Hardwood over spruce?
To me, the important consideration here is that the top is solid cedar, not laminate. As I have come to understand it, the soundboard quality and the physical size of the chamber generally affect the sound (most importantly, volume and sustain) much more than the quality of the shell material.
For instance, choosing nearly bullet-proof, acoustically-dense, 1/4"-thick, 5-ply Baltic birch plywood for the back and sides rather than thin, vibration-responsive, solid koa might actually have less deadening effect on sound quality than a decision to go with a durable nitrocellulose lacquer on your top instead of a light tung oil finish.

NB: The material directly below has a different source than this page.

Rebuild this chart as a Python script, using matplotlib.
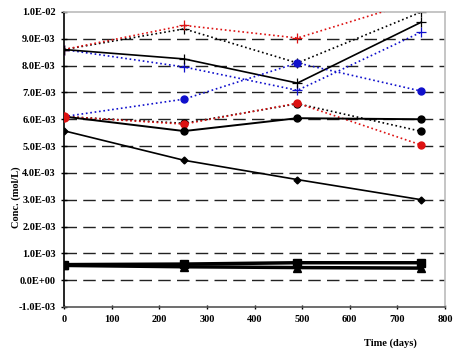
import matplotlib.pyplot as plt

days = [0, 252, 490, 750]

# upper group (+ markers)
black_solid_plus = [8.6e-3, 8.25e-3, 7.35e-3, 9.62e-3]
red_dot_plus = [8.6e-3, 9.5e-3, 9.03e-3, 10.45e-3]
black_dot_plus = [8.6e-3, 9.37e-3, 8.1e-3, 10.0e-3]
blue_dot_plus = [8.6e-3, 7.95e-3, 7.08e-3, 9.25e-3]

# middle group (circle markers)
blue_dot_circ = [6.1e-3, 6.75e-3, 8.1e-3, 7.05e-3]
red_dot_circ = [6.1e-3, 5.82e-3, 6.6e-3, 5.04e-3]
black_dot_circ = [6.1e-3, 5.85e-3, 6.58e-3, 5.55e-3]
black_solid_circ = [6.1e-3, 5.56e-3, 6.04e-3, 6.0e-3]

# diamond series
black_diamond = [5.57e-3, 4.47e-3, 3.75e-3, 3.0e-3]

# bottom group
squares = [0.58e-3, 0.6e-3, 0.65e-3, 0.65e-3]
triangles = [0.55e-3, 0.5e-3, 0.47e-3, 0.45e-3]

yticks = [i * 1e-3 for i in range(-1, 11)]
ylabels = ["-1.0E-03", "0.0E+00", "1.0E-03", "2.0E-03", "3.0E-03", "4.0E-03",
           "5.0E-03", "6.0E-03", "7.0E-03", "8.0E-03", "9.0E-03", "1.0E-02"]

RED = "#dd1111"
BLUE = "#1010cc"

fig = plt.figure(figsize=(4.68, 3.58), dpi=100)
ax = fig.add_axes([0.1368, 0.1425, 0.8142, 0.824])

for y in yticks[1:-1]:
    ax.axhline(y, color="#222222", lw=1.0, ls=(0, (9, 4.5)), zorder=1)

ax.plot(days, black_dot_plus, color="black", ls=":", lw=1.2, marker="+", ms=7, mew=0.9, zorder=2)
ax.plot(days, red_dot_plus, color=RED, ls=":", lw=1.2, marker="+", ms=7, mew=0.9, zorder=3)
ax.plot(days, blue_dot_plus, color=BLUE, ls=":", lw=1.2, marker="+", ms=7, mew=0.9, zorder=3)
ax.plot(days, black_solid_plus, color="black", ls="-", lw=1.2, marker="+", ms=7, mew=0.9, zorder=3)

ax.plot(days, black_dot_circ, color="black", ls=":", lw=1.2, marker="o", ms=5, zorder=2)
ax.plot(days, red_dot_circ, color=RED, ls=":", lw=1.2, marker="o", ms=5, zorder=3)
ax.plot(days, black_solid_circ, color="black", ls="-", lw=1.4, marker="o", ms=5, zorder=3)
ax.plot(days, blue_dot_circ, color=BLUE, ls=":", lw=1.2, marker="o", ms=5, zorder=4)
ax.plot(days[:1], red_dot_circ[:1], color=RED, marker="o", ms=6.5, ls="none", zorder=5)

ax.plot(days, black_diamond, color="black", ls="-", lw=1.2, marker="D", ms=3.5, zorder=3)

ax.plot(days, squares, color="black", ls="-", lw=2.5, marker="s", ms=6, zorder=3)
ax.plot(days, triangles, color="black", ls="-", lw=2.5, marker="^", ms=6, zorder=3)

ax.set_xlim(0, 800)
ax.set_ylim(-1e-3, 1e-2)
ax.set_xticks(range(0, 801, 100))
ax.set_xticklabels([str(v) for v in range(0, 801, 100)],
                   fontfamily="Liberation Serif", fontsize=7.5, fontweight="bold")
ax.set_yticks(yticks)
ax.set_yticklabels(ylabels, fontfamily="Liberation Serif", fontsize=7.5, fontweight="bold")
ax.tick_params(axis="both", length=3, width=1, direction="inout", pad=4)
ax.tick_params(axis="y", length=4)

for side in ["top", "right"]:
    ax.spines[side].set_color("#bbbbbb")
    ax.spines[side].set_linewidth(1.2)
ax.spines["left"].set_linewidth(1.2)
ax.spines["bottom"].set_color("#555555")
ax.spines["bottom"].set_linewidth(1.2)

fig.text(0.035, 0.45, "Conc. (mol/L)", rotation=90, ha="center", va="center",
         fontfamily="Liberation Serif", fontsize=7.5, fontweight="bold")
fig.text(0.835, 0.04, "Time (days)", ha="center", va="center",
         fontfamily="Liberation Serif", fontsize=7.5, fontweight="bold")

fig.savefig("out.png", dpi=100)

Even so, what's your style of playing? Are you a stage musician? Do you need every bit of volume you can get out of it? If so, a $300 soprano might not even be enough uke for you. But, otherwise, I wouldn't worry too much about the acoustic dampening on this one. Sure, I understand that an instrument is way more enjoyable to play if every note sounds sweet and tickles your brain. But the uke in question is a Kala; I doubt you'll find that they compromised much, if anything, on the sound in the process of making it pleasing to the eye.
Now, that said, one Kala uke that *does* have me scratching my head a little is this current model of Pocket Uke:
http://www.kalaukulele.com/detail.asp?PRODUCT_ID=KA-PU-SSFM
The description says "Solid Spruce on Top, Back, and Sides with Flame/Spalted Maple veneer", but the photos clearly show spalted figured maple on the soundboard. Does that mean that they laminated a hardwood veneer onto a spruce top?!? (Or even, as the description literally indicates, that the back and sides are also spruce? Pretty unlikely. Getting solid spruce to curve around the shell would not be an easy task, and there probably wouldn't be any tonal or structural advantage to be gained for the effort.)
I have a Greg Bennett/Samick concert uke (with which I'm actually quite pleased--considering the price I paid) that has a spruce veneer over a mahogany top (that its rosewood and spruce are merely veneers is, of course, mentioned nowhere in the product information, but I confirmed it by examining the instrument prior to purchase--No surprise. . .solid tonewoods would have been far too much to expect at that price).
Now I knew that the spruce on my uke was there just for visual aesthetics (I guess to make it *look* like it's louder than it actually is), but the thought of Kala putting maple over top of an otherwise solid spruce soundboard was a surprise. Wouldn't such lamination rather negate the tonal reasons for having a spruce top in the first place? Hardwood veneer over a mahogany top, I could understand. . .but hardwood over spruce?
What's more, even ignoring the veneer issue, can solid spruce even make that much difference for such a small soundboard? (Pocket Uke is a sopranissimo/sopranino size--soprano's even smaller sibling.) Then again, maybe I have that backwards. Maybe it makes even *more* difference the smaller you go.